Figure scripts
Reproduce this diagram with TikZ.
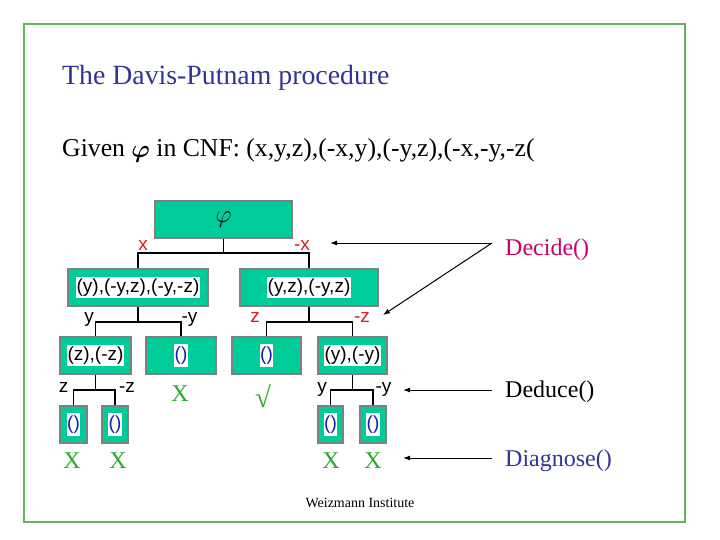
\documentclass[tikz,border=0pt]{standalone}
\usepackage{fontspec}
\usepackage{amsmath}
\setmainfont{Liberation Serif}
\newfontfamily\treefont{Liberation Sans}
\usetikzlibrary{arrows.meta}
\definecolor{boxgreen}{RGB}{0,204,153}
\definecolor{titleblue}{RGB}{51,51,153}
\definecolor{decred}{RGB}{204,0,102}
\definecolor{labred}{RGB}{220,30,30}
\definecolor{xgreen}{RGB}{40,170,40}
\definecolor{framegreen}{RGB}{100,180,90}
\definecolor{parblue}{RGB}{20,30,170}
\begin{document}
\begin{tikzpicture}[x=1pt,y=-1pt,
  tbox/.style={draw=gray, line width=1.5pt, fill=boxgreen, minimum height=37pt, inner sep=0pt},
  ttxt/.style={fill=white, inner xsep=1pt, inner ysep=2pt, font=\treefont\fontsize{19}{19}\selectfont},
  tempty/.style={fill=white, inner xsep=0.5pt, inner ysep=3pt, text=parblue, font=\treefont\fontsize{19}{19}\selectfont},
  lab/.style={font=\treefont\fontsize{19}{19}\selectfont, inner sep=0pt, anchor=base},
  conn/.style={line width=1.5pt},
  arr/.style={line width=1pt, -{Latex[length=7pt,width=5pt]}},
  xmark/.style={text=xgreen, font=\fontsize{24}{24}\selectfont, inner sep=0pt, anchor=base},
  side/.style={font=\fontsize{24}{24}\selectfont, inner sep=0pt, anchor=base west}
]
\useasboundingbox (0,0) rectangle (720,540);
\draw[framegreen, line width=1.2pt] (24,24) rectangle (685,522);

\node[anchor=base west, inner sep=0pt, text=titleblue, font=\fontsize{27.8}{27.8}\selectfont] (title) at (62,85) {The Davis-Putnam procedure};
\node[anchor=base west, inner sep=0pt, font=\fontsize{25.7}{25.7}\selectfont] (given) at (62,157) {Given \raisebox{-1pt}{\fontsize{31}{31}\selectfont$\boldsymbol{\varphi}$} in CNF: (x,y,z),(-x,y),(-y,z),(-x,-y,-z(};

% tree boxes
\node[tbox, minimum width=137pt] (root) at (223.5,219.5) {\fontsize{28}{28}\selectfont$\varphi$};
\node[tbox, minimum width=140pt] (L) at (138,287.5) {};
\node[ttxt] (Lt) at (L) {(y),(-y,z),(-y,-z)};
\node[tbox, minimum width=138pt] (R) at (309,287.5) {};
\node[ttxt] (Rt) at (R) {(y,z),(-y,z)};
\node[tbox, minimum width=71pt] (LL) at (95.5,355.5) {};
\node[ttxt] (LLt) at (LL) {(z),(-z)};
\node[tbox, minimum width=70pt] (LR) at (181,355.5) {};
\node[tempty] (LRt) at (LR) {()};
\node[tbox, minimum width=69pt] (RL) at (266.5,355.5) {};
\node[tempty] (RLt) at (RL) {()};
\node[tbox, minimum width=69pt] (RR) at (352.5,355.5) {};
\node[ttxt] (RRt) at (RR) {(y),(-y)};
\node[tbox, minimum width=27pt] (LLL) at (73.5,424.5) {};
\node[tempty] (LLLt) at (LLL) {()};
\node[tbox, minimum width=26pt] (LLR) at (115,424.5) {};
\node[tempty] (LLRt) at (LLR) {()};
\node[tbox, minimum width=25pt] (RRL) at (330.5,424.5) {};
\node[tempty] (RRLt) at (RRL) {()};
\node[tbox, minimum width=26pt] (RRR) at (373,424.5) {};
\node[tempty] (RRRt) at (RRR) {()};

% connectors
\coordinate (j1) at (223.5,253);
\draw[conn] (root.south) -- (j1);
\draw[conn] (L.north) |- (j1) -| (R.north);
\coordinate (j2) at (138,322);
\draw[conn] (L.south) -- (j2);
\draw[conn] (LL.north) |- (j2) -| (LR.north);
\coordinate (j3) at (309,322);
\draw[conn] (R.south) -- (j3);
\draw[conn] (RL.north) |- (j3) -| (RR.north);
\coordinate (j4) at (95.5,390);
\draw[conn] (LL.south) -- (j4);
\draw[conn] (LLL.north) |- (j4) -| (LLR.north);
\coordinate (j5) at (352.5,390);
\draw[conn] (RR.south) -- (j5);
\draw[conn] (RRL.north) |- (j5) -| (RRR.north);

% branch labels
\node[lab, text=labred] (lx) at (143,250) {x};
\node[lab, text=labred] (lnx) at (302,250) {-x};
\node[lab] (ly) at (89,322) {y};
\node[lab] (lny) at (189.5,322) {-y};
\node[lab, text=labred] (lz) at (255,322) {z};
\node[lab, text=labred] (lnz) at (362,322) {-z};
\node[lab] (lz2) at (63.5,392) {z};
\node[lab] (lnz2) at (127,392) {-z};
\node[lab] (ly2) at (322,392) {y};
\node[lab] (lny2) at (383.5,392) {-y};

% results
\node[xmark] (x1) at (180,401) {X};
\node[text=xgreen, inner sep=0pt, font=\fontsize{29}{29}\selectfont] (ok) at (263,396) {√};
\node[xmark] (x2) at (72,468) {X};
\node[xmark] (x3) at (118,468) {X};
\node[xmark] (x4) at (331,468) {X};
\node[xmark] (x5) at (373,468) {X};

% side labels
\node[side, text=decred] (dec) at (505,255) {Decide()};
\node[side] (ded) at (505,397) {Deduce()};
\node[side, text=titleblue] (dia) at (505,466) {Diagnose()};
\coordinate (d0) at (492,243);
\coordinate (a1) at (330,243);
\coordinate (a2) at (383,315);
\coordinate (e0) at (492,390);
\coordinate (e1) at (403,390);
\coordinate (f0) at (492,458);
\coordinate (f1) at (403,458);
\draw[arr] (d0) -- (a1);
\draw[arr] (d0) -- (a2);
\draw[arr] (e0) -- (e1);
\draw[arr] (f0) -- (f1);

\node[inner sep=0pt, font=\fontsize{14}{14}\selectfont] (wi) at (360,503) {Weizmann Institute};
\end{tikzpicture}
\end{document}
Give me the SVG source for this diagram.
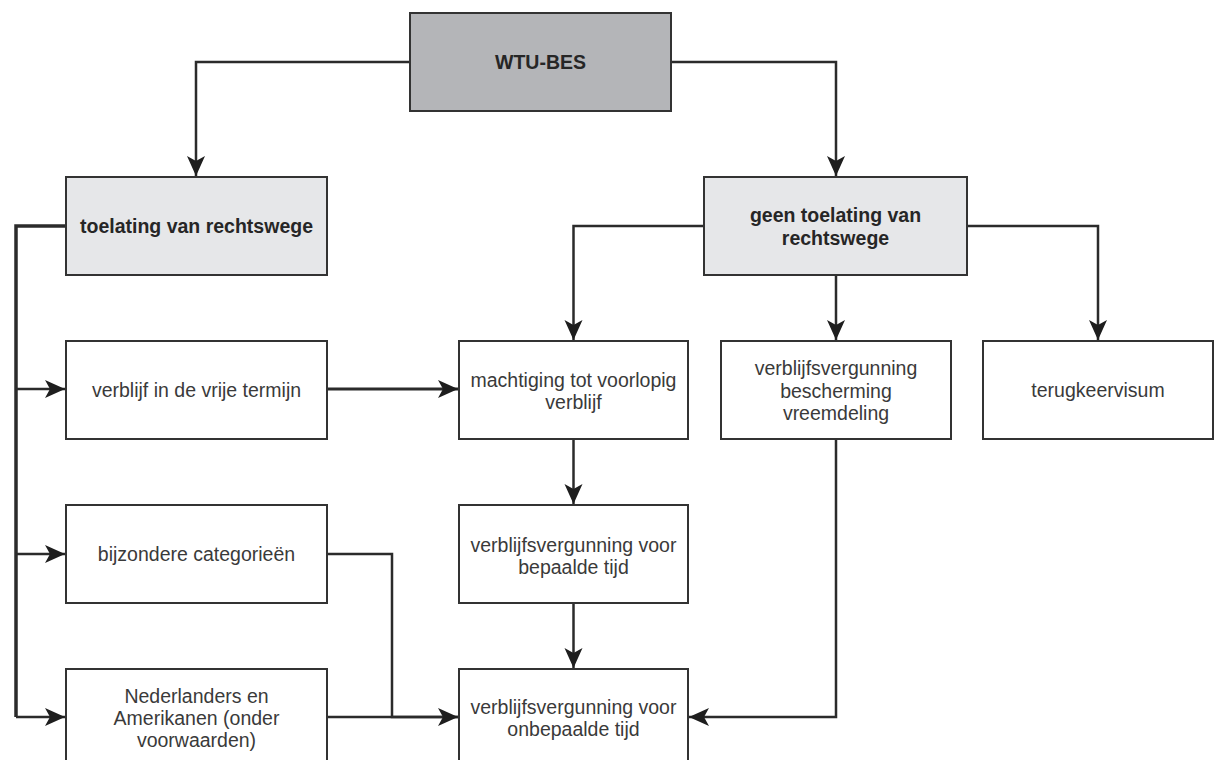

» Stated task: Give the count of lines in the records that contain "this", and no other text.

» Problem solution: 2